Wednesday, December 8, 2010

Images from LANCASTER SOUND

http://www.oceansnorth.org/lancaster-sound


Lancaster Sound (Talluritup Tariunga) at the eastern entrance of the Northwest Passage, is home to Inuit communities with a long history of living in harmony with their environment. An area of stunning coastal beauty, it is surrounded by steep ice-covered mountains, river valleys, fjords, tide-water glaciers, barrier islands, lagoons, dramatic cliffs and vegetation-covered plains. It is also one of the Arctic’s most biologically productive marine areas.
Narwhal Protection & Marine Conservation

Narwhals

© Kristin Laidre
Values: Today, residents of the three Nunavut communities of Pond Inlet, Arctic Bay, and Resolute Bay hunt and fish in these waters, depending on this traditional way of life for their economic and cultural wellbeing. Arctic cod is the lynchpin of the Lancaster Sound ecosystem, swimming in schools as large as 30,000 tons. Cod provide a primary food source for one of the richest marine mammal populations in the world. Most of the world’s narwhal, 40 percent of its beluga whales as well as bowhead whales, walrus and ringed, harp and bearded seals use the waters of Lancaster Sound for feeding, giving birth and migration.
These waters are also essential to the survival of several million seabirds that occur in concentrations not found anywhere else in the Arctic. Northern fulmar, dovekie, black-legged kittiwake, thick-billed murre, black guillemot, glaucous, Ross and ivory gulls, phalarope, brant and snow goose all thrive here.

Lancaster Sound pond

© Christopher Debicki
Covered by ice for nine months of the year, Lancaster Sound is in transition as climate change causes the retreat of sea ice and dramatically affects local people and wildlife.
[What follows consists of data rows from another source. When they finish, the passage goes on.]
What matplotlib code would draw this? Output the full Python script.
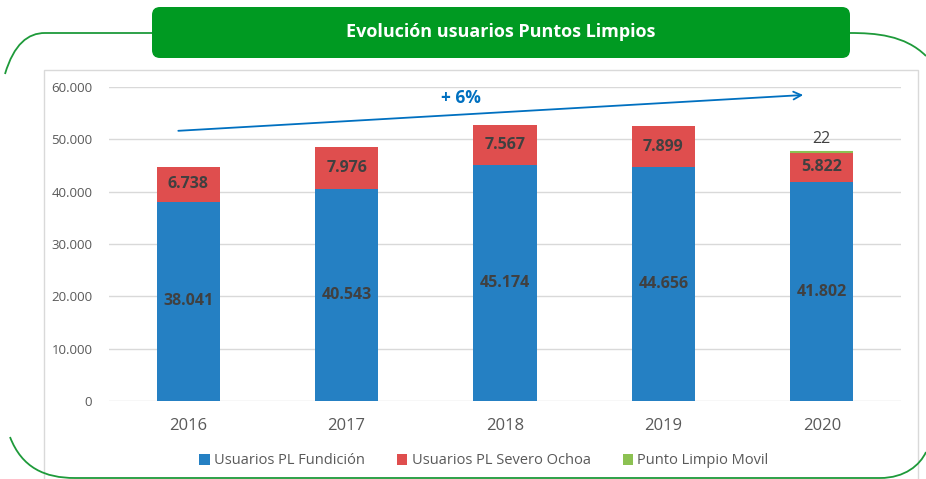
import matplotlib.pyplot as plt
from matplotlib.patches import FancyBboxPatch, Rectangle, PathPatch
from matplotlib.path import Path
from matplotlib.ticker import FuncFormatter

years = ['2016', '2017', '2018', '2019', '2020']
fundicion = [38041, 40543, 45174, 44656, 41802]
severo_ochoa = [6738, 7976, 7567, 7899, 5822]
movil = [0, 0, 0, 0, 22]
series_names = ['Usuarios PL Fundición', 'Usuarios PL Severo Ochoa', 'Punto Limpio Movil']
growth_label = '+ 6%'

plt.rcParams['font.family'] = ['Open Sans', 'DejaVu Sans']

W, H = 926, 479
fig = plt.figure(figsize=(W / 100, H / 100), dpi=100)

# background decoration in pixel coordinates
bg = fig.add_axes([0, 0, 1, 1])
bg.set_xlim(0, W)
bg.set_ylim(H, 0)
bg.axis('off')

bg.add_patch(Rectangle((44, 70), 874, 420, facecolor='white', edgecolor='#d9d9d9', lw=1))

green = '#1e9a3a'
outline = [
    [(5, 74), (14, 44), (28, 33), (45, 33), (152, 33)],
    [(850, 33), (875, 33), (905, 35), (926, 56), None],
    [(10, 437), (22, 468), (45, 478), (75, 478), (880, 478)],
    [(880, 478), (905, 478), (920, 465), (926, 452), None],
]
for pts in outline:
    verts = [p for p in pts if p is not None]
    codes = [Path.MOVETO, Path.CURVE4, Path.CURVE4, Path.CURVE4]
    if len(verts) == 5:
        codes.append(Path.LINETO)
    bg.add_patch(PathPatch(Path(verts, codes), facecolor='none', edgecolor=green, lw=1.3))

bg.add_patch(FancyBboxPatch((152, 7), 698, 51, boxstyle='round,pad=0,rounding_size=8',
                            facecolor='#009a22', edgecolor='none'))
bg.text(501, 32, 'Evolución usuarios Puntos Limpios', color='white', fontsize=13,
        fontweight='bold', ha='center', va='center', family=['Open Sans', 'DejaVu Sans'],
        fontstretch='condensed')

# chart
ax = fig.add_axes([109 / W, 1 - 401 / H, 792 / W, 314 / H])
x = range(len(years))
bottom2 = fundicion
bottom3 = [a + b for a, b in zip(fundicion, severo_ochoa)]

b1 = ax.bar(x, fundicion, width=0.4, color='#2580c3', label=series_names[0], zorder=3)
b2 = ax.bar(x, severo_ochoa, width=0.4, bottom=bottom2, color='#df4e4e', label=series_names[1], zorder=3)
b3 = ax.bar(x, movil, width=0.4, bottom=bottom3, color='#8cc152', label=series_names[2], zorder=3,
            edgecolor=['none'] * 4 + ['#8cc152'], linewidth=1.5)

fmt = lambda v: f'{v:,.0f}'.replace(',', '.')
ax.bar_label(b1, labels=[fmt(v) for v in fundicion], label_type='center',
             fontsize=11.5, fontweight='bold', color='#404040')
ax.bar_label(b2, labels=[fmt(v) for v in severo_ochoa], label_type='center',
             fontsize=11.5, fontweight='bold', color='#404040')
ax.bar_label(b3, labels=[fmt(v) if v else '' for v in movil], padding=3,
             fontsize=11.5, color='#404040')

ax.set_xlim(-0.5, 4.5)
ax.set_ylim(0, 60000)
ax.set_yticks(range(0, 60001, 10000))
ax.yaxis.set_major_formatter(FuncFormatter(lambda v, p: fmt(v)))
ax.set_xticks(list(x))
ax.set_xticklabels(years)
ax.tick_params(axis='y', length=0, pad=12, labelsize=9.5, labelcolor='#595959')
ax.tick_params(axis='x', length=0, pad=12, labelsize=12, labelcolor='#595959')
ax.grid(axis='y', color='#d9d9d9', lw=1, zorder=0)
for s in ax.spines.values():
    s.set_visible(False)
ax.set_facecolor('none')

# growth arrow
ax.annotate('', xy=(3.9, 58500), xytext=(-0.08, 51600),
            arrowprops=dict(arrowstyle='->', color='#0070c0', lw=1.3, mutation_scale=14))
ax.text(1.72, 57900, growth_label, color='#0070c0', fontsize=12.5, fontweight='bold',
        ha='center', va='center')

fig.legend(handles=[b1, b2, b3], labels=series_names, loc='center', ncol=3,
           bbox_to_anchor=(484 / W, 1 - 461 / H), frameon=False, fontsize=10.5,
           handlelength=0.7, handleheight=0.7, handletextpad=0.3, columnspacing=2.2,
           labelcolor='#595959')

fig.savefig('out.png', dpi=100)
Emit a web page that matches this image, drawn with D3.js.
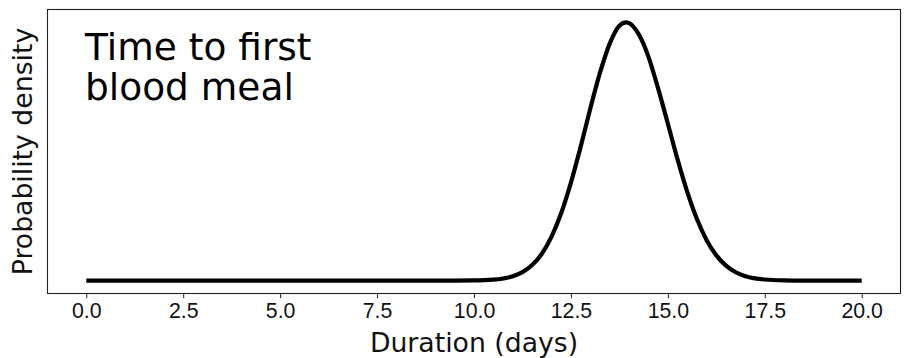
<!DOCTYPE html>
<html>
<head>
<meta charset="utf-8">
<script src="https://cdn.jsdelivr.net/npm/d3@7"></script>
<style>
  html, body { margin: 0; padding: 0; background: #fff; }
  svg { display: block; font-family: "DejaVu Sans", sans-serif; }
</style>
</head>
<body>
<div id="chart"></div>
<script>
// days since emergence
const days = [0, 9.5, 10.0, 10.5, 11.0, 11.25, 11.5, 11.75, 12.0, 12.25, 12.5, 12.75,
  13.0, 13.25, 13.5, 13.75, 13.92, 14.0, 14.25, 14.5, 14.75, 15.0, 15.25, 15.5,
  15.75, 16.0, 16.25, 16.5, 16.75, 17.0, 17.5, 18.0, 18.5, 20.0];
const density = [0, 0, 0.0002, 0.0014, 0.0065, 0.0127, 0.0234, 0.0406, 0.0664, 0.102, 0.148, 0.202,
  0.260, 0.314, 0.358, 0.385, 0.390, 0.389, 0.372, 0.338, 0.290, 0.237, 0.183, 0.134,
  0.0929, 0.0610, 0.0381, 0.0225, 0.0126, 0.0067, 0.0016, 0.0003, 0, 0];
const xTicks = [0, 2.5, 5, 7.5, 10, 12.5, 15, 17.5, 20];
const titleLines = ['Time to first', 'blood meal'];

const width = 904, height = 358;
const margin = {top: 9.5, right: 3.5, bottom: 64.5, left: 47.5};

const svg = d3.select('#chart')
  .append('svg')
  .attr('width', width)
  .attr('height', height);

const x = d3.scaleLinear()
  .domain([-1, 21])
  .range([margin.left, width - margin.right]);

const ymax = d3.max(density);
const y = d3.scaleLinear()
  .domain([-0.05 * ymax, 1.05 * ymax])
  .range([height - margin.bottom, margin.top]);

const points = days.map((d, i) => ({day: d, p: density[i]}));

// x axis
const xAxis = svg.append('g')
  .attr('transform', 'translate(0,' + (height - margin.bottom) + ')')
  .call(d3.axisBottom(x)
    .tickValues(xTicks)
    .tickFormat(d3.format('.1f'))
    .tickSize(4.7)
    .tickPadding(5));

xAxis.select('.domain').remove();
xAxis.selectAll('.tick line').attr('stroke', '#222').attr('stroke-width', 1);
xAxis.selectAll('.tick text')
  .attr('fill', '#111')
  .style('font-size', '21.3px');

// density curve
const line = d3.line()
  .x(d => x(d.day))
  .y(d => y(d.p))
  .curve(d3.curveMonotoneX);

svg.append('path')
  .datum(points)
  .attr('fill', 'none')
  .attr('stroke', '#000')
  .attr('stroke-width', 4.2)
  .attr('stroke-linejoin', 'round')
  .attr('stroke-linecap', 'butt')
  .attr('d', line);

// frame
svg.append('rect')
  .attr('x', margin.left)
  .attr('y', margin.top)
  .attr('width', width - margin.left - margin.right)
  .attr('height', height - margin.top - margin.bottom)
  .attr('fill', 'none')
  .attr('stroke', '#222')
  .attr('stroke-width', 1.1);

// labels
svg.append('text')
  .attr('x', (margin.left + width - margin.right) / 2)
  .attr('y', 352)
  .attr('text-anchor', 'middle')
  .attr('fill', '#111')
  .style('font-size', '26.7px')
  .text('Duration (days)');

svg.append('text')
  .attr('transform', 'translate(32,' + ((margin.top + height - margin.bottom) / 2) + ') rotate(-90)')
  .attr('text-anchor', 'middle')
  .attr('fill', '#111')
  .style('font-size', '26.7px')
  .text('Probability density');

svg.append('text')
  .attr('x', 85)
  .attr('y', 59.5)
  .attr('fill', '#000')
  .style('font-size', '37.5px')
  .selectAll('tspan')
  .data(titleLines)
  .enter().append('tspan')
  .attr('x', 85)
  .attr('dy', (d, i) => i === 0 ? 0 : 40)
  .text(d => d);
</script>
</body>
</html>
Inuit have relied for thousands of years on the sound’s abundant natural wealth for food, clothing and shelter. 
A National Marine Conservation Area:  The biological significance of Lancaster Sound was documented in the early 1980s in a “Green Paper” study sponsored by Indian and Northern Affairs Canada after Inuit raised concerns about proposed offshore oil and gas drilling.  Following that process, Parks Canada proposed in 1987 that Lancaster Sound be protected and began a feasibility study of an area roughly 48,000 square kilometres (18,500 square miles) – or twice the size of Lake Erie. That project was put on hold at the request of Inuit until the Nunavut Land Claims Agreement was finalized.

komatik

© Christopher Debicki
The 1993 Nunavut Land Claims Agreement set up a process for Inuit to fully participate in designing the proposed national marine conservation area through the negotiation of an Inuit Impact Benefit Agreement. The Qikiqtani Inuit Association (QIA) signed a memorandum of agreement in December 2009 with the Government of Nunavut and Parks Canada to begin working on the national marine preservation area. A feasibility study will be completed over the next two to three years that will recommend boundaries and address other issues. A model will be developed for Inuit participation in its operation and management as required in the land claims agreement.
Under federal law, a national marine conservation area is protected from ocean dumping, undersea mining and energy exploration and overfishing. The Nunavut Land Claims Agreement provides additional opportunities for Inuit-designed conservation measures. According to federal records, Shell Oil has offshore oil and gas leases totaling 8,700 square kilometres (3,400 square miles) just east of Lancaster Sound.
Northern Solution
Oceans North Canada supports the creation of the proposed Lancaster Sound national marine conservation area to foster a conservation balance in one of the Arctic’s most biologically rich regions – a region already stressed by climate change. Once completed, this Inuit-led process will make Canada a world leader in Arctic marine conservation.

ENDNOTES:
Crawford, R.E. and J.K. Jorgenson. 1996. Quantitative Studies of Arctic Cod Schools: Important Energy Stores in the Arctic Food Web. Arctic Vol. 49, No. 2: 181– 193
Department of Indian and Northern Affairs Canada. 1982. The Lancaster Sound region, 1980- 2000:  Perspectives and issues on resource use: Draft green paper. Prepared by the Working Group on the Lancaster Sound Regional Study; edited by Dirschl H.J. ISBN 0662113225
Harper, J.R., P.D. Reimer, & R.W. Drinnan. 1986. A Biological, Geological, Oceanographic Study of the Lancaster Sound/Eclipse Sound Region for the Potential Marine Park Boundary Delineation. Dobrocky Seatech Ltd. for Parks Canada
Smith D.R., R. Gowan, J McComb. 1989. Geology and Potential of a Proposed National Marine Park, Lancaster Soun, Northwest Territories
Canada Oil and Gas Lands Adminstration. Indian and Northern Affairs Canada. Parks Canada.
North Baffin Regional Land Use Plan. Nunavut Planning Commission. 2000.
Welch, H.E. et. al. 1992. Energy Flow through the Marine Ecosystem of the Lancaster Sound Region, Arctic Canada. Dec. 1992: 343-357.